Пока сомневаются годы уходят, причем и тут, и там безостановочно. Или уже растранжирены. Вряд ли, обратный поток наберет панического напора, как было, когда нацеливались туда. Тогда не без оснований полагали, что овировскую лазейку прикроют, как и все хорошее. Потому и ломились, как по лимиту или оргнабору (Родина сказала – комсомол ответил «Зараз!»). Хотя лояльные американские власти оргнабора не объявляли, но в пик массового исхода из совдепии в заокеанье терзались мыслишкой: «А вдруг не успеть?».
Земля, на которой мы стоим, и которая приняла моих друзей, тоже своеобразный последний по счету бастион отечественной эмиграции. Дальше бежать некуда, за горизонтом снова рашн: Маршалловы и Соломоновы острова не в счет. На Соломоновых островах, кстати, губернатор китаец, так что вакансии заняты.
Новый год сюда приходит в последнюю очередь. Океан за горизонтом располовинила Линия перемены дат, делающая зигзаг у островов Тонга. На Тонга в Нукуалофу когда-то заходил «Леонид Собинов», и я писал в вахтенном журнале одну и ту же дату два дня подряд – мы делали кругосветку. Безымянный служебный коридор палубы «J» на «Собинове» называли Дерибасовской. Вдоль судовой Дерибасовской были откидные скамейки, на которых сидели парочки.

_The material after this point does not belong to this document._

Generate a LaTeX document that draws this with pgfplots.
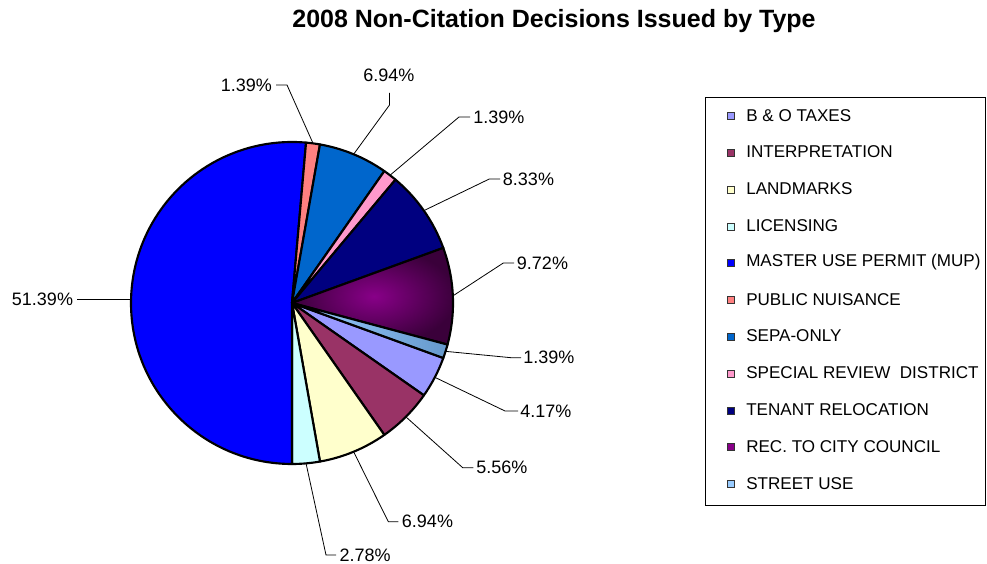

Мы бредем по прибрежной песчаной тропке у истока нынешнего бульвара Гири, Гирибасовской. Ее, надо Тропинку в разное время и при разных обстоятельствах топтали Фрэнсис Дрейк, Ричард Стивенсон, Марк Твен, Джек Лондон. С Фрэнсисом Дрейком все понятно: еще в 1579 году государственный пират Фрэнсис Дрейк назвал эту землю Fort Presidio, объявил принадлежащей королеве Елизавете 1, и выбрал якоря – море зовет. Спешил же Дрейк, чтобы всласть попиратствовать. А заодно и открыть возле Антарктиды всегда неспокойный пролив своего имени, за прохождение которого до сих пор жалуют серебряную серьгу. Говорят, рыбак – дважды моряк. Пират тогда – трижды. Правда, прилагающуюся к серьге дармовую выпивку в любой таверне Королевства со временем зажилили. Спиртное нынче даже кавалерам дрейковской серьги приобретается исключительно за счет кавалеров.

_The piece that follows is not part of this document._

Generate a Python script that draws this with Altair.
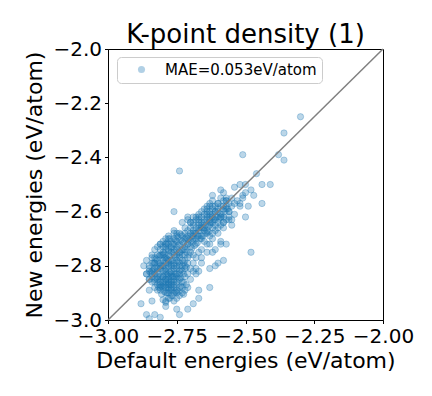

Но удивительно, что не в силах были устоять против магии океана и остальные великие, пожелавшие перешагнуть рубежный кант наката. Так Джек Лондон на семизначные гонорары построил роскошную яхту, бездарно набрал в команду случайных прихлебателей, например, ангажировал повара не умеющего варить флотский борщ, и отправился на запад. Яхту, конечно, погубили, нашли «меляку», но сами спаслись. Слабого здоровьем Ричарда Стивенсона океанские дали сманили без остатка, он и помер раньше срока в Апиа на Восточном Самоа, когда полез в погреб за шампанским. Благодарные туземцы затащили гроб высоко на гору, я был на его могиле. Марк Твен неудачно распорядился накоплениями, вложив их в типографию, обанкротился, и на закате лет вынужден был податься в плавание на линейном пассажире-рысачке, чтобы заработать хоть что-то лекциями в разных странах. За это время распустили слух о его кончине, возраст вполне позволял. И потому по возвращению писатель публично сделал широко известное заявление «Сведения о моей смерти преждевременны». Вот на какие издержки обрекает магия океана!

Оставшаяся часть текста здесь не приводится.